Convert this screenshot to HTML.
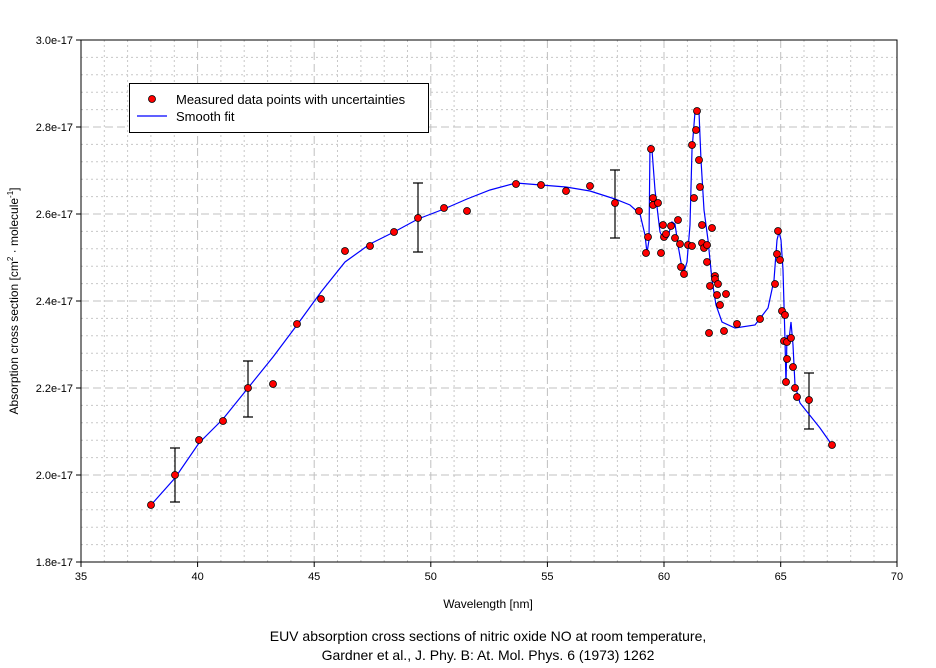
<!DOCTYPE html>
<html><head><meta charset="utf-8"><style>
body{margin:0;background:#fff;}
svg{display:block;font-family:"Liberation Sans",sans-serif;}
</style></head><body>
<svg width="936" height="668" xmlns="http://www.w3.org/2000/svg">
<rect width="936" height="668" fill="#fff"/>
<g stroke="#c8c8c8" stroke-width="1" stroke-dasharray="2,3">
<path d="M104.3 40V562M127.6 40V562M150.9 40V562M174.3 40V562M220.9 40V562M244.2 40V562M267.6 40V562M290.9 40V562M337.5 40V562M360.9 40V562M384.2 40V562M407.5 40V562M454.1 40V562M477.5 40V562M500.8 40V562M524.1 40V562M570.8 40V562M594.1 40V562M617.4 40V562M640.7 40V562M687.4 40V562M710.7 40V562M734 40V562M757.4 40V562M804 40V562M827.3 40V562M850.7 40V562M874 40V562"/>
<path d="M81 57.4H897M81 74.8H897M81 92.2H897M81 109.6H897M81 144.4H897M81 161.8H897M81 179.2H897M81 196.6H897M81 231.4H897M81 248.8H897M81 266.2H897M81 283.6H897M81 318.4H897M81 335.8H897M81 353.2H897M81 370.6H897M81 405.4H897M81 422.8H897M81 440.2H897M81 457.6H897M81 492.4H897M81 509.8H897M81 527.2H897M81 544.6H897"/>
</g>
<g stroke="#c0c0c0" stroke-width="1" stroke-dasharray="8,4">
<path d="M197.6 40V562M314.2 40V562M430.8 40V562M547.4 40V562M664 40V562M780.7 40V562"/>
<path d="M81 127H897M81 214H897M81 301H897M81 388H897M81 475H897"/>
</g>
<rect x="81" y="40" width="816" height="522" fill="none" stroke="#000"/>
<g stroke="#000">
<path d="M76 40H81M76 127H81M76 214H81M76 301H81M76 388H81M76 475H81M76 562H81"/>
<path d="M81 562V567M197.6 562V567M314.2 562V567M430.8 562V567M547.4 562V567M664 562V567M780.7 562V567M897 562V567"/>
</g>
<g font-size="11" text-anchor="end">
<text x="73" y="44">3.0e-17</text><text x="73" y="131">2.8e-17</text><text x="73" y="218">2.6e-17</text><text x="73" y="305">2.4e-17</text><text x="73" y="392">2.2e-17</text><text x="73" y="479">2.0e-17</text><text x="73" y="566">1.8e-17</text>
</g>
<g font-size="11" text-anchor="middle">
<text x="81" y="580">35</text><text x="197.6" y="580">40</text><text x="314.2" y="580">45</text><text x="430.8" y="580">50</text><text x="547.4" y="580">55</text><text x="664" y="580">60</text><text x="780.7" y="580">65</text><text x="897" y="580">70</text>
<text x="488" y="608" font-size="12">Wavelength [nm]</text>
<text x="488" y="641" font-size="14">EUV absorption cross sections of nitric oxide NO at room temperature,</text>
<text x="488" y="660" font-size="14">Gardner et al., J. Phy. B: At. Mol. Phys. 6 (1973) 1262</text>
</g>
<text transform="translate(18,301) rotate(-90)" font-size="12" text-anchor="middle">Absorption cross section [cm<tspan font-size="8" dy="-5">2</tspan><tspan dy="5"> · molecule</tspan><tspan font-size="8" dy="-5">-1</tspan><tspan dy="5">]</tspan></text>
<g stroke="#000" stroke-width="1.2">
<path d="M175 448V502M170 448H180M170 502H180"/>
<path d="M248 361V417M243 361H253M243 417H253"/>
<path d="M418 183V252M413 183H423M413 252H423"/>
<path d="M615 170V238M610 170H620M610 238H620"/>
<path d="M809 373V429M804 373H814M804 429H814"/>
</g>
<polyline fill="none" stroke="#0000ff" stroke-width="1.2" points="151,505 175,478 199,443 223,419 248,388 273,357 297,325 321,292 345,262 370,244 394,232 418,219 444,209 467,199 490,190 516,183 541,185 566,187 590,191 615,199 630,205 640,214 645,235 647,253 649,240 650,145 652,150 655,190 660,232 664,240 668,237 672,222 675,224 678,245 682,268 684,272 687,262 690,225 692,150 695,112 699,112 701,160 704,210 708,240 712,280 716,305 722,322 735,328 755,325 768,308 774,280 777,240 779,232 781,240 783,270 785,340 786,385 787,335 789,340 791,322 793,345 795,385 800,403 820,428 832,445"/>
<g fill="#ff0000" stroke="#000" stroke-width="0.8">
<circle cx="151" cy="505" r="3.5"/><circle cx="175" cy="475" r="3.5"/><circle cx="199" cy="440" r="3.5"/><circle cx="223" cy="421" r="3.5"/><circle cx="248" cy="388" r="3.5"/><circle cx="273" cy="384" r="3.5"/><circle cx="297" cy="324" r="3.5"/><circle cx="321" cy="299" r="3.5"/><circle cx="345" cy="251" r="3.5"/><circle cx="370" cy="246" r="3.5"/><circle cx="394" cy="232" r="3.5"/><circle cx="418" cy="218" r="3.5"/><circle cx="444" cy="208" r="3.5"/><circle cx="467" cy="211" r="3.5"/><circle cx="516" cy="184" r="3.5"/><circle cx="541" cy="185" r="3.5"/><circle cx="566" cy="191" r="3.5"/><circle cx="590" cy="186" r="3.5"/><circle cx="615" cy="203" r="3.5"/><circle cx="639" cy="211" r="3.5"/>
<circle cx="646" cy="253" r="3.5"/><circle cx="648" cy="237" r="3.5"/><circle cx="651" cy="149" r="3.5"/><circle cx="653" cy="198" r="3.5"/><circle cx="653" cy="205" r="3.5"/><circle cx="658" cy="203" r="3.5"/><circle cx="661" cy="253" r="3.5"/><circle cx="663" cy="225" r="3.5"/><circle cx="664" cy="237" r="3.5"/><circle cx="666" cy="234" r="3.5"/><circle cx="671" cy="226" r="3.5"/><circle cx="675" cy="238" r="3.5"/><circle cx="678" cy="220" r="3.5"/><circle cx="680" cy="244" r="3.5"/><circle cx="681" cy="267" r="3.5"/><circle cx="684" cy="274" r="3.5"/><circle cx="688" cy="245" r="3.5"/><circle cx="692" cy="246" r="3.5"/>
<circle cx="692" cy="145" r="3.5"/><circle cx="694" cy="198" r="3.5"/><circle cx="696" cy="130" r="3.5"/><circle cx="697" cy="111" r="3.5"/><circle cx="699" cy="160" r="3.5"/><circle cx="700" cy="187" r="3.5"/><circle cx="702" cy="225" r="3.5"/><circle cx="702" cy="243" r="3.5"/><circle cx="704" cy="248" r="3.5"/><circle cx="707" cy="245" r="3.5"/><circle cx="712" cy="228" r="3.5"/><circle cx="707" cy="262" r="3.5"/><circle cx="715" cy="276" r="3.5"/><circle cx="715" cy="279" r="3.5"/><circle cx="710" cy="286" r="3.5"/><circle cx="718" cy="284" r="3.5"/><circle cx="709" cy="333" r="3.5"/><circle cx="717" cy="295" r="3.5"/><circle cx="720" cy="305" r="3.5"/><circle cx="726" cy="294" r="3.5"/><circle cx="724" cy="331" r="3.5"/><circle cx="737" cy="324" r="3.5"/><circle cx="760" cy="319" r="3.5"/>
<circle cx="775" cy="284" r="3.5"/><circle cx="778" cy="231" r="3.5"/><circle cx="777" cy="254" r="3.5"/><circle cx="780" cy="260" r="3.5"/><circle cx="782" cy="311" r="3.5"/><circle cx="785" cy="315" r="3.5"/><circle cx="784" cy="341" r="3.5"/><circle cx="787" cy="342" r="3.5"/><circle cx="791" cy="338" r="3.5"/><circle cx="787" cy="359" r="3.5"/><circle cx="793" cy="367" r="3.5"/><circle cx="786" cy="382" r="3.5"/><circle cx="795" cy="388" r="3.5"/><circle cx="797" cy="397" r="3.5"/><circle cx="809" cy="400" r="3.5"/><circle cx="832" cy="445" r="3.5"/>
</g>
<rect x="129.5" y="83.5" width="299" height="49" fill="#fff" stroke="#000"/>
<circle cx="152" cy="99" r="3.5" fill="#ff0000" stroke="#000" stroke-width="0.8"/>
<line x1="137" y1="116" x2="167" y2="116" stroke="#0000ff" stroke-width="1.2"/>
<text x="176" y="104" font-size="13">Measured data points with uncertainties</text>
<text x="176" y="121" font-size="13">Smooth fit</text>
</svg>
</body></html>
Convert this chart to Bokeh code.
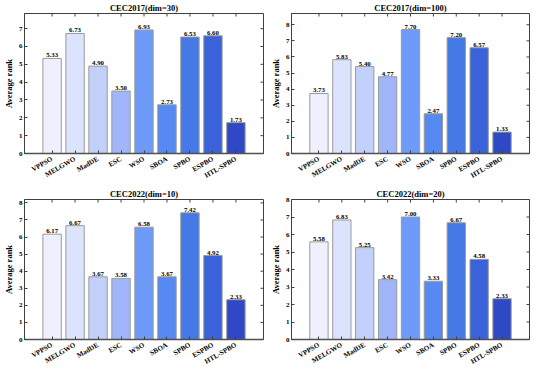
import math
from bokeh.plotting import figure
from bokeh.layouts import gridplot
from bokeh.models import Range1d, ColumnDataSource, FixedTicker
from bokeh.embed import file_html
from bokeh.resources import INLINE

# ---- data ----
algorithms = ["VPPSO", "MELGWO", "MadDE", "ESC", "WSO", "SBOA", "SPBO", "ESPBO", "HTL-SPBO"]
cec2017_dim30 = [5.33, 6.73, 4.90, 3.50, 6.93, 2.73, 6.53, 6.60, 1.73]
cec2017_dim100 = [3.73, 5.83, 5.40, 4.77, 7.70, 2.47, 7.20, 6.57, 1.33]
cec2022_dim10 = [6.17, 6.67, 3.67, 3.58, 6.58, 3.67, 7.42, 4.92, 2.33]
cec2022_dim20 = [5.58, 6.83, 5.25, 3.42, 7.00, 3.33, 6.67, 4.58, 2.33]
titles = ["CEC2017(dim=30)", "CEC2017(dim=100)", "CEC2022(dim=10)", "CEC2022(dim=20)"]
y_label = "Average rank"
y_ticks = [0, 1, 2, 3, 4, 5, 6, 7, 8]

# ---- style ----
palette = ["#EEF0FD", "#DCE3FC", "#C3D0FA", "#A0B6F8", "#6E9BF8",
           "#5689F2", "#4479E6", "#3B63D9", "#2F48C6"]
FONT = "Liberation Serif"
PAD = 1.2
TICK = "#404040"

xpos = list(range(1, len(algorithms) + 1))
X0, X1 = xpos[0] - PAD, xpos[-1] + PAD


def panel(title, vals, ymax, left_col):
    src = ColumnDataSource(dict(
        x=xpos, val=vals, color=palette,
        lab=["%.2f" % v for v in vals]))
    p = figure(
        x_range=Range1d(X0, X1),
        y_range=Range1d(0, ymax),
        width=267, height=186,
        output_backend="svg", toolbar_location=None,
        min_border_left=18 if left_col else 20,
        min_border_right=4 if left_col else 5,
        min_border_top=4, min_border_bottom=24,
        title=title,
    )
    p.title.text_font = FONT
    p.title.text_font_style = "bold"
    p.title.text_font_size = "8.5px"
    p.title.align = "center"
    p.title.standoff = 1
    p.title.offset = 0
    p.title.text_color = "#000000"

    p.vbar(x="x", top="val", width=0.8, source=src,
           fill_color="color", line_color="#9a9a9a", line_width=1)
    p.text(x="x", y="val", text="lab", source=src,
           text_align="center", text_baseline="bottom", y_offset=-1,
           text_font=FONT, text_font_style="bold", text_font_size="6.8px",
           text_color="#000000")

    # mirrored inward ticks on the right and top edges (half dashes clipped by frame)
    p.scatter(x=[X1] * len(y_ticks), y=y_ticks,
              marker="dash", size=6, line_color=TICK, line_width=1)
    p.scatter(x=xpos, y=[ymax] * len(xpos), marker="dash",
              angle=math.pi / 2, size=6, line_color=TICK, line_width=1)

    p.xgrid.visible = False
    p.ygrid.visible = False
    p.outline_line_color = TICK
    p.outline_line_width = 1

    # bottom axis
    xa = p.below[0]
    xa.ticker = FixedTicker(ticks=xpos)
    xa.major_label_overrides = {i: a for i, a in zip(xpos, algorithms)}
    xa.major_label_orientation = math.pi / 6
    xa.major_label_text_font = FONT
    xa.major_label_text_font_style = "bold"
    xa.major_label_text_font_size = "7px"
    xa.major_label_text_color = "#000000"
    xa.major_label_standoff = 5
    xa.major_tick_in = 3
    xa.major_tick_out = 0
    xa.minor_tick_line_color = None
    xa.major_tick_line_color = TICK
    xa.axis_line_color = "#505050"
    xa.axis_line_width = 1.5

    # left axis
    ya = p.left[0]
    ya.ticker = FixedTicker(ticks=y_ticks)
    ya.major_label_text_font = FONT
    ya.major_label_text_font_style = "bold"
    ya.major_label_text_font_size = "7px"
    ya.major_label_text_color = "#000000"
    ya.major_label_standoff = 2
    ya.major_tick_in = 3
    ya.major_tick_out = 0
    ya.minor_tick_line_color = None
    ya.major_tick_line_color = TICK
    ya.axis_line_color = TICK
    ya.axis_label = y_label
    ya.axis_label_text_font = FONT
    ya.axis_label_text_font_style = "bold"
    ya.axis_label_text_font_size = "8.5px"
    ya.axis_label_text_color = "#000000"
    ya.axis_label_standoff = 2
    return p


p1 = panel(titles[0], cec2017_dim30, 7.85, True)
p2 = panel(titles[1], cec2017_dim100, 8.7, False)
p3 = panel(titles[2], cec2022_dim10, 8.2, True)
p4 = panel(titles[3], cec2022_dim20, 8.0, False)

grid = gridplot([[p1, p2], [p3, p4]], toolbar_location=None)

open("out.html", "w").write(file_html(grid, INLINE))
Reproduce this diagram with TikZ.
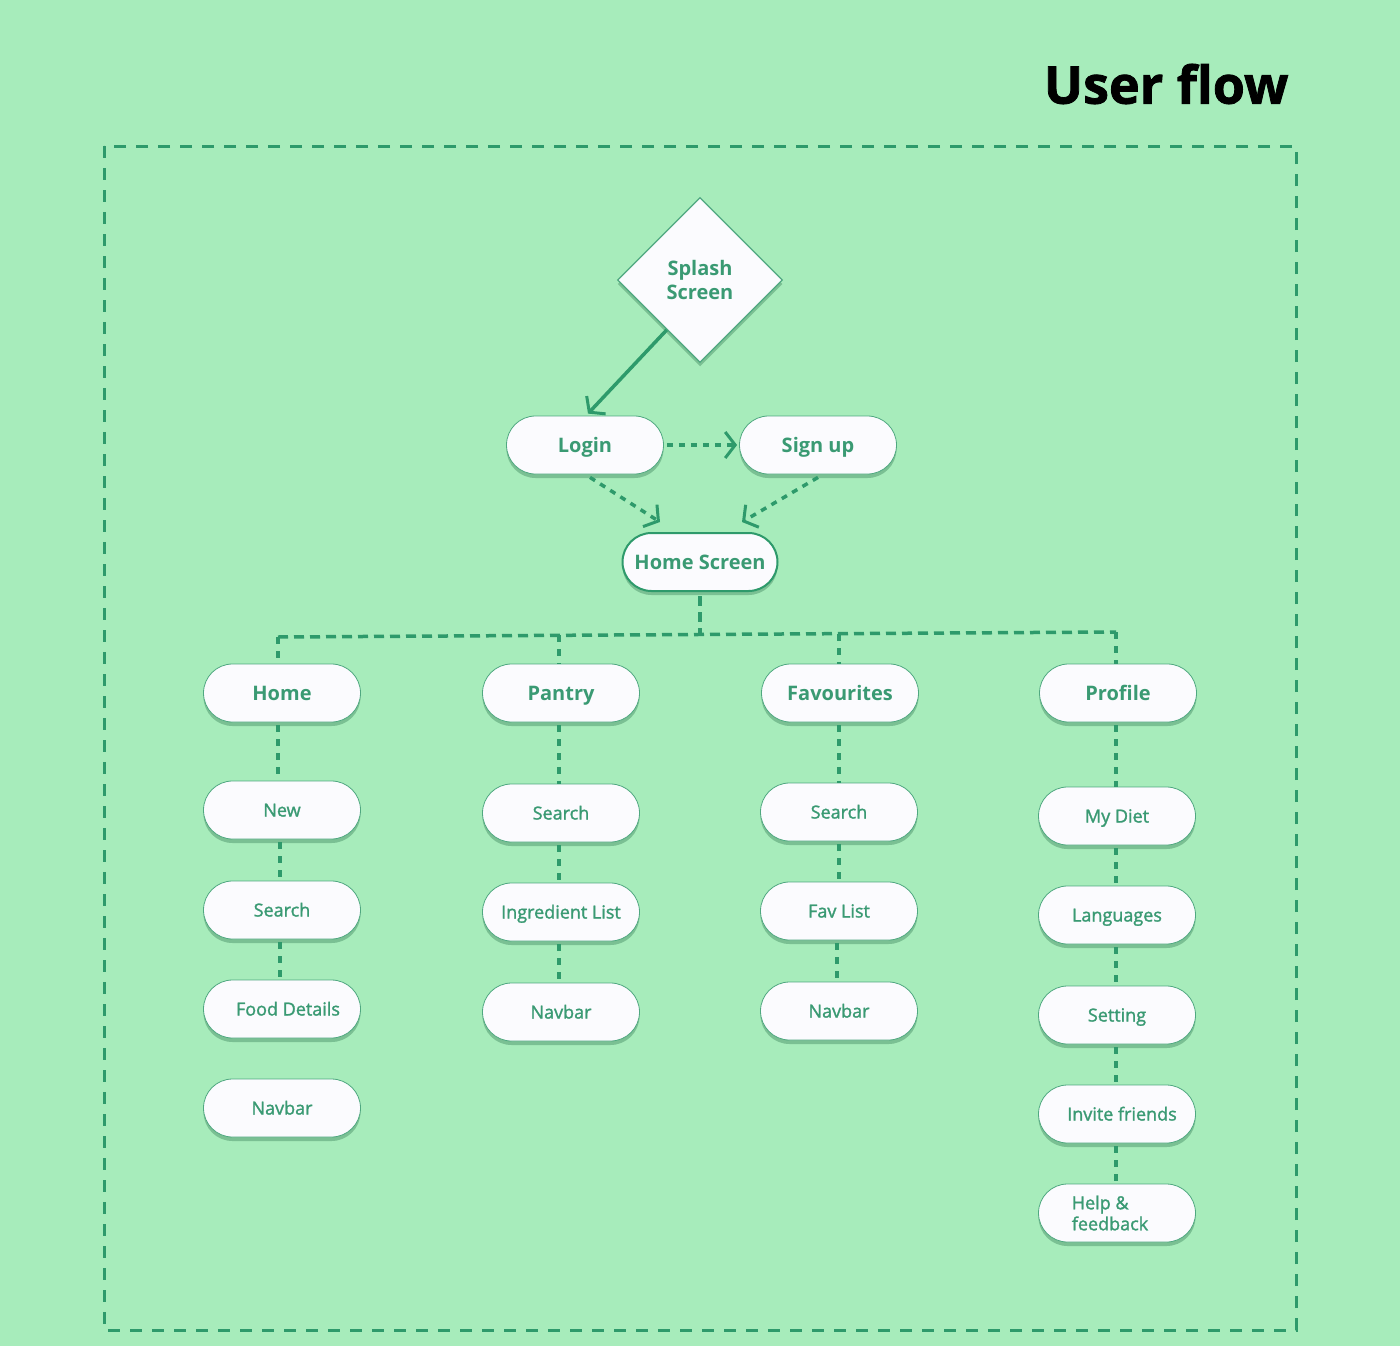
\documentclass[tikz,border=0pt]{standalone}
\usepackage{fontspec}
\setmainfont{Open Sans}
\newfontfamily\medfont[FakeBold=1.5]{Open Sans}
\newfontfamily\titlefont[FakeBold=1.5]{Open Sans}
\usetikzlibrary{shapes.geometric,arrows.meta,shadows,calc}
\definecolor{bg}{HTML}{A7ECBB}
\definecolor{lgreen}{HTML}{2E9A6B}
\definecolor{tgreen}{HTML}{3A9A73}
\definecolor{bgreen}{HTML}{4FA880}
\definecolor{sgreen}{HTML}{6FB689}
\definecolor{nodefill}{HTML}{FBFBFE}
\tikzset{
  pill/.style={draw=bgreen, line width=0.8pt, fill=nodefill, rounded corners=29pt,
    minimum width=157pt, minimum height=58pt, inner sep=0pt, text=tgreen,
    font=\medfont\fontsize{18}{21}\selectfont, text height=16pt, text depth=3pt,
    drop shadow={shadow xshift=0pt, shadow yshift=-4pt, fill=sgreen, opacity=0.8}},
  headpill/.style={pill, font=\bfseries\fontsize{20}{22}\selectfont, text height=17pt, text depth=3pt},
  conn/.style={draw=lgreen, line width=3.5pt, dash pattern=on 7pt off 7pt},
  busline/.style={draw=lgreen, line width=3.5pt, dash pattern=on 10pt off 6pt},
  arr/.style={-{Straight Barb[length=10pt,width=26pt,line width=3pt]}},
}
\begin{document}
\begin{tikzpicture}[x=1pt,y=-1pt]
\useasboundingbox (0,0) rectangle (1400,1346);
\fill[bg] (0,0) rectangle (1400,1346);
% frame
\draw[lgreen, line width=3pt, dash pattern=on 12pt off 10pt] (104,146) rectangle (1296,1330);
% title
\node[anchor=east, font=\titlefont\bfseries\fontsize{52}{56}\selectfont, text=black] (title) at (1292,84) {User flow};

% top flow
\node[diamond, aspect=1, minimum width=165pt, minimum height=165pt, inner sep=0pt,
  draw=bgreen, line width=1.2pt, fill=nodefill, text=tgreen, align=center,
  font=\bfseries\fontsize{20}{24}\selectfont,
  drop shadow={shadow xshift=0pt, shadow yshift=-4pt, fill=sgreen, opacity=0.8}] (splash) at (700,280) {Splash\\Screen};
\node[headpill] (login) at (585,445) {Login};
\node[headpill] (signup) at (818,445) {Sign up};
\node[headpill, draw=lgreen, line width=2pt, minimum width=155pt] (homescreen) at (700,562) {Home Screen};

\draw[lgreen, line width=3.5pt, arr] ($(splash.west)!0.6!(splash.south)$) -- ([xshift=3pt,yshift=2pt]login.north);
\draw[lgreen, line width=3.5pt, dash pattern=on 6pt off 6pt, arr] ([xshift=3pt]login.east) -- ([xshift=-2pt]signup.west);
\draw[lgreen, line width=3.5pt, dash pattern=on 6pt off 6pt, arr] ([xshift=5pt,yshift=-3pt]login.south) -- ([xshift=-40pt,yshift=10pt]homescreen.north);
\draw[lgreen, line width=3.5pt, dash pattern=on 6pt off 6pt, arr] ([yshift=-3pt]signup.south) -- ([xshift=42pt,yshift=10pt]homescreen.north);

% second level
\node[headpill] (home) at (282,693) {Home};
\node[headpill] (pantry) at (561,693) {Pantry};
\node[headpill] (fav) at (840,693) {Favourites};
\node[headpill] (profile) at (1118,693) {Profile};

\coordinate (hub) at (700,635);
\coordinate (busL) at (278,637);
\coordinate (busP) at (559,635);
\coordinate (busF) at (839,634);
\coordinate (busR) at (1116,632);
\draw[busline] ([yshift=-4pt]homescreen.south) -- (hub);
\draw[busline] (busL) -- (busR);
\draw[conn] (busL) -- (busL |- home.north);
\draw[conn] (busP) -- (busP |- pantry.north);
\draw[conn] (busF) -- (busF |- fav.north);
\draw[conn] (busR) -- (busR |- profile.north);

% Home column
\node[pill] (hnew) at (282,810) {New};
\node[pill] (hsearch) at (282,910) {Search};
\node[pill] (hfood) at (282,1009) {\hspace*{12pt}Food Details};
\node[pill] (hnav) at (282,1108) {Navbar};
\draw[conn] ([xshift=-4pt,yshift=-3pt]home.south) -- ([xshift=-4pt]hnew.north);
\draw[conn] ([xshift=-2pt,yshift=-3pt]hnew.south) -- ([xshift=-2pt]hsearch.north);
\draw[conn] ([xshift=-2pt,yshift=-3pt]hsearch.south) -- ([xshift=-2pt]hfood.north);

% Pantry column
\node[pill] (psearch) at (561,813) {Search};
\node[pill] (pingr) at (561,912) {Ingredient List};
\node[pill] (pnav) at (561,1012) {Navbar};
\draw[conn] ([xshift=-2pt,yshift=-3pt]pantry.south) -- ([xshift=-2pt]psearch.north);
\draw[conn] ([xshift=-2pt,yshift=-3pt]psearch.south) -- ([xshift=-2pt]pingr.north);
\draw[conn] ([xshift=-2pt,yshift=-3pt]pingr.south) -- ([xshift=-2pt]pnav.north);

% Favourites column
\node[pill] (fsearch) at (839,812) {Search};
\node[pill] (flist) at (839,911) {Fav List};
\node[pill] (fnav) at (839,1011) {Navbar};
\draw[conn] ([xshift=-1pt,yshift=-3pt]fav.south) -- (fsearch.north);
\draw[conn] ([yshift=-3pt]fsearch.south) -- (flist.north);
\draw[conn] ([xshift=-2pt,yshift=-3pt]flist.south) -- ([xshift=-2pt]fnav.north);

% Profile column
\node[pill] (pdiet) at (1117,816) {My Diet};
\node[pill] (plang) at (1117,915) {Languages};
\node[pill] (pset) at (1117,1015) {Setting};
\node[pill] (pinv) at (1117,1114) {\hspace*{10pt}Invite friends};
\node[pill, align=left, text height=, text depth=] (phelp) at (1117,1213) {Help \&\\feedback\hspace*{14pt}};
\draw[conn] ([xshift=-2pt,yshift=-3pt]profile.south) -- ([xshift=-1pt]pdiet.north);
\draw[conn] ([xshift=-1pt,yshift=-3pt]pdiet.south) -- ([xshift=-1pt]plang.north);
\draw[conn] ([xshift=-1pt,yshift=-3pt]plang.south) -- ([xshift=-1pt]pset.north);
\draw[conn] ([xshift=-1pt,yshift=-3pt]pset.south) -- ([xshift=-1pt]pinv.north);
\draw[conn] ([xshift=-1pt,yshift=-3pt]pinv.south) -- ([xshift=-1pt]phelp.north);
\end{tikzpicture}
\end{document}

════════════════════

- SHORT PROBLEM -
Extract each line holding the word "with" from the records.

- FINAL ANSWER -
<text x="176" y="104" font-size="13">Measured data points with uncertainties</text>
Reproduce this diagram with TikZ.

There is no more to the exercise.